Princess’ dad has Argentine dictatorship history

BUENOS AIRES, Argentina — Prince Willem-Alexander’s ascension to the Dutch throne in April promises to be a shining moment on the world stage for his wife, Maxima, and her home country of Argentina. But there will be a glaring absence at the ceremony.

Queen Beatrix’s announcement this week that she’ll step aside and let her son become king raised new questions about the future queen’s father, Jorge Zorreguieta, one of the longest-serving civilian ministers in Argentina’s 1976-1983 military dictatorship.

Maxima’s parents already missed out on their daughter’s 2002 wedding to avoid offending Dutch sensibilities about human rights violations by the South American junta. Anticipating more unpleasant questions, Maxima told the prime minister that her parents won’t attend her swearing-in as queen, either.

Zorreguieta is 85 now, and Argentina has been a democracy for nearly 40 years, but the country’s violent history remains an open wound.

Lawyers in both countries are trying to determine whether Zorreguieta had any personal responsibility for forced disappearances at a time when Argentina’s top business executives supported the junta’s “dirty war” against leftists, union members and other so-called “subversives,” killing as many as 30,000 people.
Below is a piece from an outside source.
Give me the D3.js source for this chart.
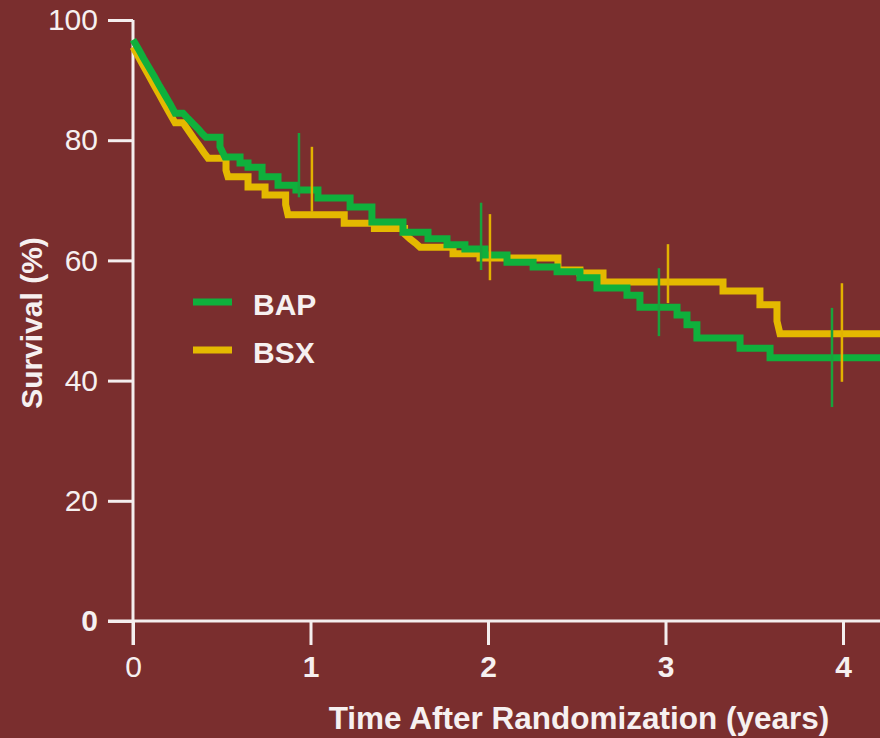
<!DOCTYPE html>
<html>
<head>
<meta charset="utf-8">
<title>Survival</title>
<script src="https://cdn.jsdelivr.net/npm/d3@7"></script>
<style>
    body { margin: 0; background: #7a2e2e; }
    svg text { font-family: "Liberation Sans", Arial, sans-serif; fill: #f6f0f0; }
    .axis path.domain { display: none; }
    .axis line { stroke: #f4eeee; stroke-width: 3; }
</style>
</head>
<body>
<script>
// Kaplan-Meier steps: [years, survival %]
var bapSteps = [
    [0, 96.7], [0.03, 95.2], [0.06, 93.6], [0.09, 92.1], [0.12, 90.6], [0.15, 89.0],
    [0.18, 87.5], [0.21, 86.0], [0.237, 84.5],
    [0.282, 84.5], [0.31, 83.6], [0.34, 82.7], [0.37, 81.8], [0.39, 81.1], [0.411, 80.5],
    [0.49, 78.9], [0.518, 77.2], [0.603, 76.2], [0.648, 75.5], [0.727, 73.9],
    [0.817, 72.5], [0.918, 71.7], [1.042, 70.4], [1.223, 68.9], [1.346, 66.4],
    [1.521, 64.7], [1.662, 63.6], [1.769, 62.6], [1.870, 61.9], [1.983, 60.9],
    [2.107, 59.7], [2.254, 58.9], [2.389, 58.1], [2.518, 57.1], [2.614, 55.4],
    [2.783, 54.2], [2.856, 52.2], [3.065, 50.9], [3.121, 49.3], [3.177, 47.1],
    [3.420, 45.4], [3.589, 43.8], [4.21, 43.8]
];

var bsxSteps = [
    [0, 95.5], [0.03, 93.9], [0.06, 92.3], [0.09, 90.7], [0.12, 89.1], [0.15, 87.5],
    [0.18, 85.9], [0.21, 84.3], [0.237, 82.9],
    [0.282, 82.9], [0.31, 81.7], [0.34, 80.4], [0.37, 79.2], [0.40, 77.9], [0.423, 77.0],
    [0.524, 75.0], [0.535, 73.9], [0.648, 72.2], [0.744, 70.9], [0.86, 69.3],
    [0.873, 67.6], [1.19, 66.2], [1.36, 65.3], [1.53, 64.4], [1.56, 63.6],
    [1.59, 62.9], [1.617, 62.2], [1.803, 61.1], [1.955, 60.4], [2.394, 58.4],
    [2.518, 57.9], [2.648, 56.4], [3.324, 54.9], [3.532, 52.6], [3.628, 49.9],
    [3.645, 47.8], [4.21, 47.8]
];

// confidence bars: [years, low %, high %]
var bapBars = [[0.935, 70.5, 81.2], [1.961, 58.4, 69.6], [2.963, 47.4, 58.7], [3.938, 35.6, 52.1]];
var bsxBars = [[1.008, 68.1, 78.9], [2.011, 56.7, 67.7], [3.014, 52.9, 62.7], [3.994, 39.8, 56.2]];

var xTicks = [0, 1, 2, 3, 4];
var yTicks = [0, 20, 40, 60, 80, 100];
var seriesNames = ["BAP", "BSX"];
var seriesColors = ["#0fb03c", "#e4b900"];
var barColors = ["#19a23c", "#e2b200"];

var width = 880, height = 738;

var x = d3.scaleLinear().domain([0, 4]).range([133, 843]);
var y = d3.scaleLinear().domain([0, 100]).range([621, 20]);

var svg = d3.select("body").append("svg")
        .attr("width", width)
        .attr("height", height);

svg.append("rect")
        .attr("width", width)
        .attr("height", height)
        .attr("fill", "#7a2e2e");

// axes
var yAxis = svg.append("g")
        .attr("class", "axis")
        .attr("transform", "translate(" + x(0) + ",0)")
        .call(d3.axisLeft(y).tickValues(yTicks).tickSize(25).tickPadding(10));
yAxis.selectAll("text")
        .style("font-size", "30px")
        .style("font-weight", function (d) { return d === 0 ? "bold" : "normal"; });

var xAxis = svg.append("g")
        .attr("class", "axis")
        .attr("transform", "translate(0," + y(0) + ")")
        .call(d3.axisBottom(x).tickValues(xTicks).tickFormat(d3.format("d"))
                .tickSize(24).tickPadding(11));
xAxis.selectAll("text")
        .style("font-size", "30px")
        .style("font-weight", function (d) { return d === 0 ? "normal" : "bold"; });

svg.append("line")
        .attr("x1", x(0)).attr("x2", x(0))
        .attr("y1", y(100)).attr("y2", y(0) + 24)
        .attr("stroke", "#f4eeee").attr("stroke-width", 3);

svg.append("line")
        .attr("x1", x(0) - 25).attr("x2", width)
        .attr("y1", y(0)).attr("y2", y(0))
        .attr("stroke", "#f4eeee").attr("stroke-width", 3);

// curves: wide gaps drawn as steps, dense runs of deaths drawn straight
function stepPoints(steps) {
    var pts = [steps[0]];
    for (var i = 1; i < steps.length; i++) {
        if (steps[i][0] - steps[i - 1][0] > 0.035)
            pts.push([steps[i][0], steps[i - 1][1]]);
        pts.push(steps[i]);
    }
    return pts;
}

var line = d3.line()
        .x(function (d) { return x(d[0]); })
        .y(function (d) { return y(d[1]); });

var curves = [bsxSteps, bapSteps];
var curveColors = [seriesColors[1], seriesColors[0]];

svg.selectAll("path.km")
        .data(curves)
        .enter().append("path")
        .attr("class", "km")
        .attr("d", function (d) { return line(stepPoints(d)); })
        .attr("fill", "none")
        .attr("stroke", function (d, i) { return curveColors[i]; })
        .attr("stroke-width", 7)
        .attr("stroke-linejoin", "miter");

// confidence bars
[bapBars, bsxBars].forEach(function (bars, k) {
    svg.selectAll("line.bar" + k)
            .data(bars)
            .enter().append("line")
            .attr("class", "bar" + k)
            .attr("x1", function (d) { return x(d[0]); })
            .attr("x2", function (d) { return x(d[0]); })
            .attr("y1", function (d) { return y(d[1]); })
            .attr("y2", function (d) { return y(d[2]); })
            .attr("stroke", barColors[k])
            .attr("stroke-width", 2.5);
});

// legend
var legendY = [302, 350];
var legend = svg.selectAll("g.legend")
        .data(seriesNames)
        .enter().append("g")
        .attr("class", "legend")
        .attr("transform", function (d, i) { return "translate(193," + legendY[i] + ")"; });

legend.append("line")
        .attr("x1", 0).attr("x2", 39)
        .attr("stroke", function (d, i) { return seriesColors[i]; })
        .attr("stroke-width", 7);

legend.append("text")
        .attr("x", 60)
        .attr("y", 13)
        .style("font-size", "30px")
        .style("font-weight", "bold")
        .text(function (d) { return d; });

// axis titles
svg.append("text")
        .attr("x", 579)
        .attr("y", 729)
        .attr("text-anchor", "middle")
        .style("font-size", "31.5px")
        .style("font-weight", "bold")
        .text("Time After Randomization (years)");

svg.append("text")
        .attr("transform", "translate(42,323) rotate(-90)")
        .attr("text-anchor", "middle")
        .style("font-size", "30px")
        .style("font-weight", "bold")
        .text("Survival (%)");
</script>
</body>
</html>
In The Hague on Thursday, lawyers for a group of victims formally asked prosecutors to reopen a case against Zorreguieta.

In Buenos Aires, an investigative judge is working to determine whether allegations raised by Zorreguieta’s former employees merit the filing of criminal human rights charges.

Maxima grew up in Buenos Aires and had a successful career in banking before meeting the prince. She’s now the most popular member of the royal family, a mother of three whose personal touch has won over the Dutch. Argentines have followed her story closely, fascinated to see one of their own reach such heights.

Yet her father’s past has overshadowed the news.

Zorreguieta led the Rural Society, a bastion of Argentina’s landowning elite, before the 1976 military coup, and later ran the junta’s Agriculture Ministry, where several employees were killed and hundreds were forced to resign for supposed leftist tendencies. Known as more of a technocrat, Zorreguieta limited most of his public statements to cattle production and other statistics.

In his only comments about the dictatorship since then, he has denied knowing anything about crimes against humanity.

Still, Zorreguieta had a close working relationship for many years with Jose Alfredo Martinez de Hoz, who ran Argentina’s economy for dictator Jorge Videla. That background caused such unease in the Netherlands before his daughter’s 2002 marriage that the Dutch Parliament ordered historian Michiel Baud to prepare a secret report on what skeletons might emerge from his closet.

Baud’s conclusions, which Argentines later published as a book titled “The Father of the Bride,” provided just enough reassurances to allow the wedding to go forward, while making clear that Zorreguieta still has much to answer for.

In an Associated Press interview, Baud said the concerns he raised back then remain just as worrisome.

“I didn’t find any proof that he was directly connected to human rights violations, but it was clear that in his position as director of the `Societal Rural,’ he was part of the group of people that at least stimulated the coup, and it’s significant that he stayed with the dictatorship for the whole five years, until Videla himself left the government,” Baud said.

“It was inconceivable that he did not know about what was happening in Argentina. That was my strongest conclusion,” said Baud, who met with Zorreguieta in 2001, and included his written denials in the report he presented to parliament.

Before her wedding, Princess Maxima had said she accepted her father’s decision not to attend.

“I regret that he did his best in a bad regime,” she said in a media interview. “He had the best intentions.”

Zorreguieta wrote an open “letter to the people of the Netherlands” that was published in Argentina’s La Nacion newspaper, saying he wouldn’t go to his daughter’s wedding because he wanted to avoid “controversies” that could hurt her future.

In the letter, he also listed 10 “truths” about his role in the dictatorship, claiming that “in the Agriculture Ministry there was no knowledge of the repression” and that “only after 1984, did the excesses committed during the repression become known.”

These claims were immediately challenged in Argentina.

In the left-leaning newspaper Pagina12, journalist Miguel Bonasso wrote a blistering, point-by-point response, noting that Argentina’s human rights violations were known around the world while Zorreguieta served the junta.

Bonasso also wrote that when Argentina hosted the 1978 World Cup in a stadium just down the street from a clandestine terror center, members of the Dutch team met publicly with the Mothers of the Plaza de Mayo to support their effort to find detainees.

Still, as his daughter prepares to be sworn in as queen, Zorreguieta has made no apologies for his past, said Baud, who directs the Centre for Latin American Research and Documentation in Amsterdam.

“What’s remarkable is that since that moment, 12 years have passed, he’s never made any excuse or any statement to the victims. He’s sticking to his story. He has not in any way shown any remorse or second thoughts or whatever,” Baud said.